Where Flooring Connects to Mirror Planning (Yes, It Matters)
If your mirror wall is “right,” but your floor is loud, slippery, or uneven, riders will still feel the room as lower-quality. Solid flooring also protects the mirror zone: it reduces vibration, helps bikes feel planted, and makes transitions and cleaning simpler.
If you’re planning a refresh, it’s worth browsing the Flooring Range for studio-ready options that can handle sweat, traffic, and heavy equipment without turning your room into an echo chamber.
For example, facilities often use modular rubber systems to keep the room stable and quiet, like the Skelcore Laminated Rubber Buckle Tile -500x500x50 - With Foam, which is built as a layered solution designed for shock absorption and a cleaner underfoot feel—helpful when riders are standing and the room is moving.
And if you’re building out a larger footprint, mixing formats can be useful: larger-format tiles like the Skelcore Single Layer Interlocking Tile (available in multiple thicknesses) are often used to cover wide zones efficiently, while edge strips and corner pieces keep transitions safer and more finished.
A Quick “Minimum Mirror Sizing” Checklist Before You Order
- Height: 72 in. minimum visible height; 84 in. recommended.
- Bottom edge: roughly 6 in.–12 in. above finished floor (protects the edge while keeping seated visibility).
- Width: match the widest bike row using the spacing formula (aim for 80%–100% coverage).
- Sightlines: test seated + standing positions with a tall rider at max saddle height.
- Safety: safety backing/film and pro mounting (cycling rooms vibrate).
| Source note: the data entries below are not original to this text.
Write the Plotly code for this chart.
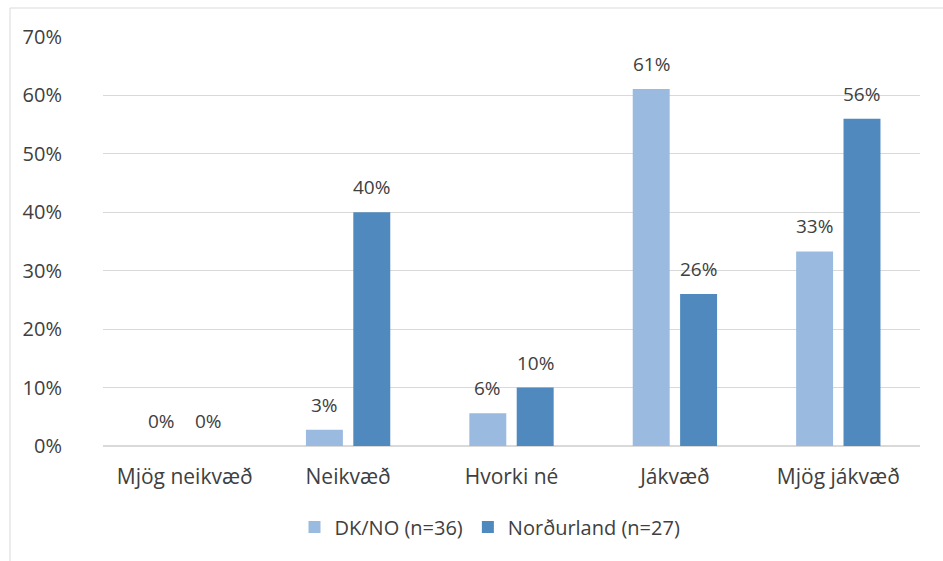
import plotly.graph_objects as go

categories = ["Mjög neikvæð", "Neikvæð", "Hvorki né", "Jákvæð", "Mjög jákvæð"]
series_names = ["DK/NO (n=36)", "Norðurland (n=27)"]
dk_no = [0, 2.8, 5.6, 61.1, 33.3]
nordurland = [0, 40, 10, 26, 56]
tick_vals = [0, 10, 20, 30, 40, 50, 60, 70]
tick_text = [f"{v}%" for v in tick_vals]

colors = ["#9bbae0", "#4f89bd"]
font_family = "'Open Sans', sans-serif"
text_color = "#404040"

L, R, T, B = 103, 23, 37, 115
W, H = 943, 561
pw, ph = W - L - R, H - T - B
cat_w = pw / len(categories)
bargap, bargroupgap = 0.42, 0.22
slot = cat_w * (1 - bargap) / 2

fig = go.Figure()
annotations = []
for i, (name, vals, col) in enumerate(zip(series_names, [dk_no, nordurland], colors)):
    fig.add_trace(go.Bar(
        x=categories, y=vals, name=name, marker=dict(color=col, line=dict(width=0)),
        cliponaxis=False,
    ))
    for c, v in zip(categories, vals):
        annotations.append(dict(
            x=c, y=v, xref="x", yref="y", text=f"{round(v):.0f}%", showarrow=False,
            xshift=(i - 0.5) * slot, yshift=25, yanchor="middle", xanchor="center",
            font=dict(size=19, color=text_color, family=font_family)))

fig.update_layout(
    width=W, height=H,
    margin=dict(l=L, r=R, t=T, b=B, pad=0),
    paper_bgcolor="white", plot_bgcolor="white",
    barmode="group", bargap=bargap, bargroupgap=bargroupgap,
    font=dict(family=font_family, color=text_color),
    showlegend=True,
    annotations=annotations,
    legend=dict(orientation="h", x=(490 - L) / pw, xanchor="center",
                y=(H - B - 527) / ph, yanchor="middle",
                font=dict(size=20, color=text_color, family=font_family),
                itemwidth=30, traceorder="normal"),
    xaxis=dict(showgrid=False, showline=False, ticks="", ticklabelstandoff=16,
               tickfont=dict(size=21, color=text_color, family=font_family)),
    yaxis=dict(range=[0, 70], tickvals=tick_vals, ticktext=tick_text,
               showgrid=True, gridcolor="#d9d9d9", gridwidth=1,
               zeroline=True, zerolinecolor="#d9d9d9", zerolinewidth=2,
               showline=False, ticks="", ticklabelstandoff=40,
               tickfont=dict(size=20, color=text_color, family=font_family)),
    shapes=[dict(type="rect", xref="paper", yref="paper",
                 x0=(10 - L) / pw, x1=(W + 20 - L) / pw,
                 y0=(H - B - (H + 20)) / ph, y1=(H - B - 8) / ph,
                 line=dict(color="#d9d9d9", width=1), fillcolor="rgba(0,0,0,0)",
                 layer="below")],
)

fig.write_html("out.html")
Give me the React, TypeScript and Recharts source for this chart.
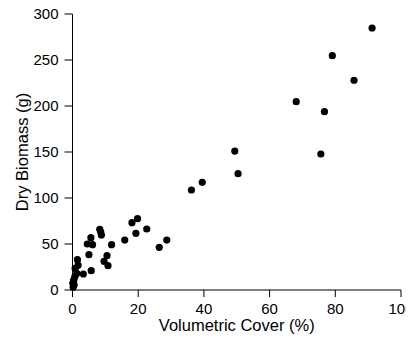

- Lighting: avoid fixtures that blast directly into mirrors.
When you nail mirror height and width, riders feel more confident, instructors cue more effectively, and the room looks instantly more intentional. It is one of the simplest design upgrades that affects coaching quality, safety, and the overall “premium” feel—without stealing square footage from your bike count.